- What you should do:
Repeat all the material exactly; pictures stay out of your copy.

- Recorded information:
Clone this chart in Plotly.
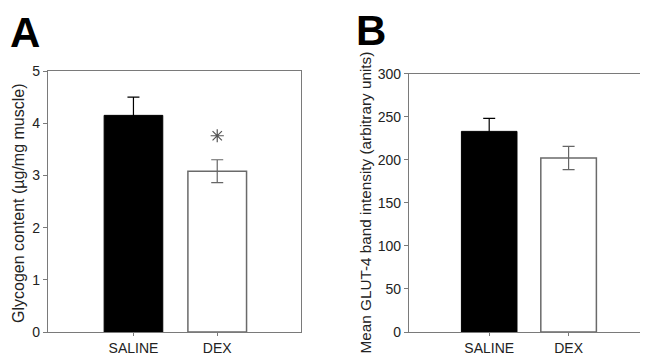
import plotly.graph_objects as go

# ---- data ----
categories = ["SALINE", "DEX"]
glycogen_mean = [4.15, 3.08]
glycogen_sem = [0.35, 0.22]
glut4_mean = [233, 202]
glut4_sem = [15, 13.5]
sig_y = [3.76]          # position of significance mark above DEX (panel A)
yticks_a = [0, 1, 2, 3, 4, 5]
yticks_b = [0, 50, 100, 150, 200, 250, 300]

# page has an 8px body margin, so the figure is 8px smaller on each axis
OFF = 8
W, H = 648 - OFF, 359 - OFF
FONT = "Liberation Sans, Arial, sans-serif"
AX = "#7a7a7a"


def px(x):
    return (x - OFF) / W


def py(y):
    return 1 - (y - OFF) / H


fig = go.Figure()

# Panel A bars
fig.add_trace(go.Bar(x=[categories[0]], y=[glycogen_mean[0]], width=0.7,
                     marker=dict(color="#000000", line=dict(color="#000000", width=1)),
                     error_y=dict(type="data", array=[glycogen_sem[0]], color="#000000",
                                  thickness=1.2, width=6),
                     xaxis="x", yaxis="y", showlegend=False))
fig.add_trace(go.Bar(x=[categories[1]], y=[glycogen_mean[1]], width=0.7,
                     marker=dict(color="#ffffff", line=dict(color="#6a6a6a", width=1.5)),
                     error_y=dict(type="data", array=[glycogen_sem[1]], color="#666666",
                                  thickness=1.2, width=6),
                     xaxis="x", yaxis="y", showlegend=False))
fig.add_trace(go.Scatter(x=[categories[1]], y=sig_y, mode="markers",
                         marker=dict(symbol="asterisk-open", size=11, color="#555555",
                                     line=dict(color="#555555", width=1.2)),
                         xaxis="x", yaxis="y", showlegend=False, hoverinfo="skip"))

# Panel B bars
fig.add_trace(go.Bar(x=[categories[0]], y=[glut4_mean[0]], width=0.7,
                     marker=dict(color="#000000", line=dict(color="#000000", width=1)),
                     error_y=dict(type="data", array=[glut4_sem[0]], color="#000000",
                                  thickness=1.2, width=6),
                     xaxis="x2", yaxis="y2", showlegend=False))
fig.add_trace(go.Bar(x=[categories[1]], y=[glut4_mean[1]], width=0.7,
                     marker=dict(color="#ffffff", line=dict(color="#6a6a6a", width=1.5)),
                     error_y=dict(type="data", array=[glut4_sem[1]], color="#666666",
                                  thickness=1.2, width=6),
                     xaxis="x2", yaxis="y2", showlegend=False))

xcommon = dict(type="category", categoryorder="array", categoryarray=categories,
               showline=True, linecolor=AX, linewidth=1.2, mirror=True,
               ticks="outside", ticklen=3, tickcolor=AX, tickwidth=1,
               showgrid=False, zeroline=False, automargin=False,
               tickfont=dict(family=FONT, size=14, color="#222222"))
ycommon = dict(showline=True, linecolor=AX, linewidth=1.2, mirror=True,
               ticks="outside", ticklen=4, tickcolor=AX, tickwidth=1,
               showgrid=False, zeroline=False, automargin=False,
               tickfont=dict(family=FONT, size=14, color="#222222"))

fig.update_layout(
    width=W, height=H,
    margin=dict(l=0, r=0, t=0, b=0, pad=0, autoexpand=False),
    paper_bgcolor="white", plot_bgcolor="white",
    xaxis=dict(domain=[px(48), px(301)], range=[-1.02, 2.0], anchor="y", **xcommon),
    yaxis=dict(domain=[py(332), py(71)], range=[0, 5], tickvals=yticks_a,
               anchor="x", **ycommon),
    xaxis2=dict(domain=[px(409), 1.0], range=[-1.01, 2.0], anchor="y2", **xcommon),
    yaxis2=dict(domain=[py(332), py(73.7)], range=[0, 300], tickvals=yticks_b,
                anchor="x2", **ycommon),
    annotations=[
        dict(text="<b>A</b>", x=px(8.5), y=py(31.5), xref="paper", yref="paper",
             xanchor="left", yanchor="middle", showarrow=False,
             height=40, valign="middle", borderpad=0,
             font=dict(family=FONT, size=42, color="#000000")),
        dict(text="<b>B</b>", x=px(354.5), y=py(30.5), xref="paper", yref="paper",
             xanchor="left", yanchor="middle", showarrow=False,
             height=40, valign="middle", borderpad=0,
             font=dict(family=FONT, size=42, color="#000000")),
        dict(text="Glycogen content (µg/mg muscle)", textangle=-90,
             x=px(18.5), y=py(203.5), xref="paper", yref="paper",
             xanchor="center", yanchor="middle", showarrow=False,
             font=dict(family=FONT, size=16, color="#222222")),
        dict(text="Mean GLUT-4 band intensity (arbitrary units)", textangle=-90,
             x=px(364.5), y=py(203), xref="paper", yref="paper",
             xanchor="center", yanchor="middle", showarrow=False,
             font=dict(family=FONT, size=15.3, color="#222222")),
    ],
)

fig.write_html("out.html")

- Task answer:
Clone this chart in Plotly.
import plotly.graph_objects as go

# ---- data ----
categories = ["SALINE", "DEX"]
glycogen_mean = [4.15, 3.08]
glycogen_sem = [0.35, 0.22]
glut4_mean = [233, 202]
glut4_sem = [15, 13.5]
sig_y = [3.76]          # position of significance mark above DEX (panel A)
yticks_a = [0, 1, 2, 3, 4, 5]
yticks_b = [0, 50, 100, 150, 200, 250, 300]

# page has an 8px body margin, so the figure is 8px smaller on each axis
OFF = 8
W, H = 648 - OFF, 359 - OFF
FONT = "Liberation Sans, Arial, sans-serif"
AX = "#7a7a7a"


def px(x):
    return (x - OFF) / W


def py(y):
    return 1 - (y - OFF) / H


fig = go.Figure()

# Panel A bars
fig.add_trace(go.Bar(x=[categories[0]], y=[glycogen_mean[0]], width=0.7,
                     marker=dict(color="#000000", line=dict(color="#000000", width=1)),
                     error_y=dict(type="data", array=[glycogen_sem[0]], color="#000000",
                                  thickness=1.2, width=6),
                     xaxis="x", yaxis="y", showlegend=False))
fig.add_trace(go.Bar(x=[categories[1]], y=[glycogen_mean[1]], width=0.7,
                     marker=dict(color="#ffffff", line=dict(color="#6a6a6a", width=1.5)),
                     error_y=dict(type="data", array=[glycogen_sem[1]], color="#666666",
                                  thickness=1.2, width=6),
                     xaxis="x", yaxis="y", showlegend=False))
fig.add_trace(go.Scatter(x=[categories[1]], y=sig_y, mode="markers",
                         marker=dict(symbol="asterisk-open", size=11, color="#555555",
                                     line=dict(color="#555555", width=1.2)),
                         xaxis="x", yaxis="y", showlegend=False, hoverinfo="skip"))

# Panel B bars
fig.add_trace(go.Bar(x=[categories[0]], y=[glut4_mean[0]], width=0.7,
                     marker=dict(color="#000000", line=dict(color="#000000", width=1)),
                     error_y=dict(type="data", array=[glut4_sem[0]], color="#000000",
                                  thickness=1.2, width=6),
                     xaxis="x2", yaxis="y2", showlegend=False))
fig.add_trace(go.Bar(x=[categories[1]], y=[glut4_mean[1]], width=0.7,
                     marker=dict(color="#ffffff", line=dict(color="#6a6a6a", width=1.5)),
                     error_y=dict(type="data", array=[glut4_sem[1]], color="#666666",
                                  thickness=1.2, width=6),
                     xaxis="x2", yaxis="y2", showlegend=False))

xcommon = dict(type="category", categoryorder="array", categoryarray=categories,
               showline=True, linecolor=AX, linewidth=1.2, mirror=True,
               ticks="outside", ticklen=3, tickcolor=AX, tickwidth=1,
               showgrid=False, zeroline=False, automargin=False,
               tickfont=dict(family=FONT, size=14, color="#222222"))
ycommon = dict(showline=True, linecolor=AX, linewidth=1.2, mirror=True,
               ticks="outside", ticklen=4, tickcolor=AX, tickwidth=1,
               showgrid=False, zeroline=False, automargin=False,
               tickfont=dict(family=FONT, size=14, color="#222222"))

fig.update_layout(
    width=W, height=H,
    margin=dict(l=0, r=0, t=0, b=0, pad=0, autoexpand=False),
    paper_bgcolor="white", plot_bgcolor="white",
    xaxis=dict(domain=[px(48), px(301)], range=[-1.02, 2.0], anchor="y", **xcommon),
    yaxis=dict(domain=[py(332), py(71)], range=[0, 5], tickvals=yticks_a,
               anchor="x", **ycommon),
    xaxis2=dict(domain=[px(409), 1.0], range=[-1.01, 2.0], anchor="y2", **xcommon),
    yaxis2=dict(domain=[py(332), py(73.7)], range=[0, 300], tickvals=yticks_b,
                anchor="x2", **ycommon),
    annotations=[
        dict(text="<b>A</b>", x=px(8.5), y=py(31.5), xref="paper", yref="paper",
             xanchor="left", yanchor="middle", showarrow=False,
             height=40, valign="middle", borderpad=0,
             font=dict(family=FONT, size=42, color="#000000")),
        dict(text="<b>B</b>", x=px(354.5), y=py(30.5), xref="paper", yref="paper",
             xanchor="left", yanchor="middle", showarrow=False,
             height=40, valign="middle", borderpad=0,
             font=dict(family=FONT, size=42, color="#000000")),
        dict(text="Glycogen content (µg/mg muscle)", textangle=-90,
             x=px(18.5), y=py(203.5), xref="paper", yref="paper",
             xanchor="center", yanchor="middle", showarrow=False,
             font=dict(family=FONT, size=16, color="#222222")),
        dict(text="Mean GLUT-4 band intensity (arbitrary units)", textangle=-90,
             x=px(364.5), y=py(203), xref="paper", yref="paper",
             xanchor="center", yanchor="middle", showarrow=False,
             font=dict(family=FONT, size=15.3, color="#222222")),
    ],
)

fig.write_html("out.html")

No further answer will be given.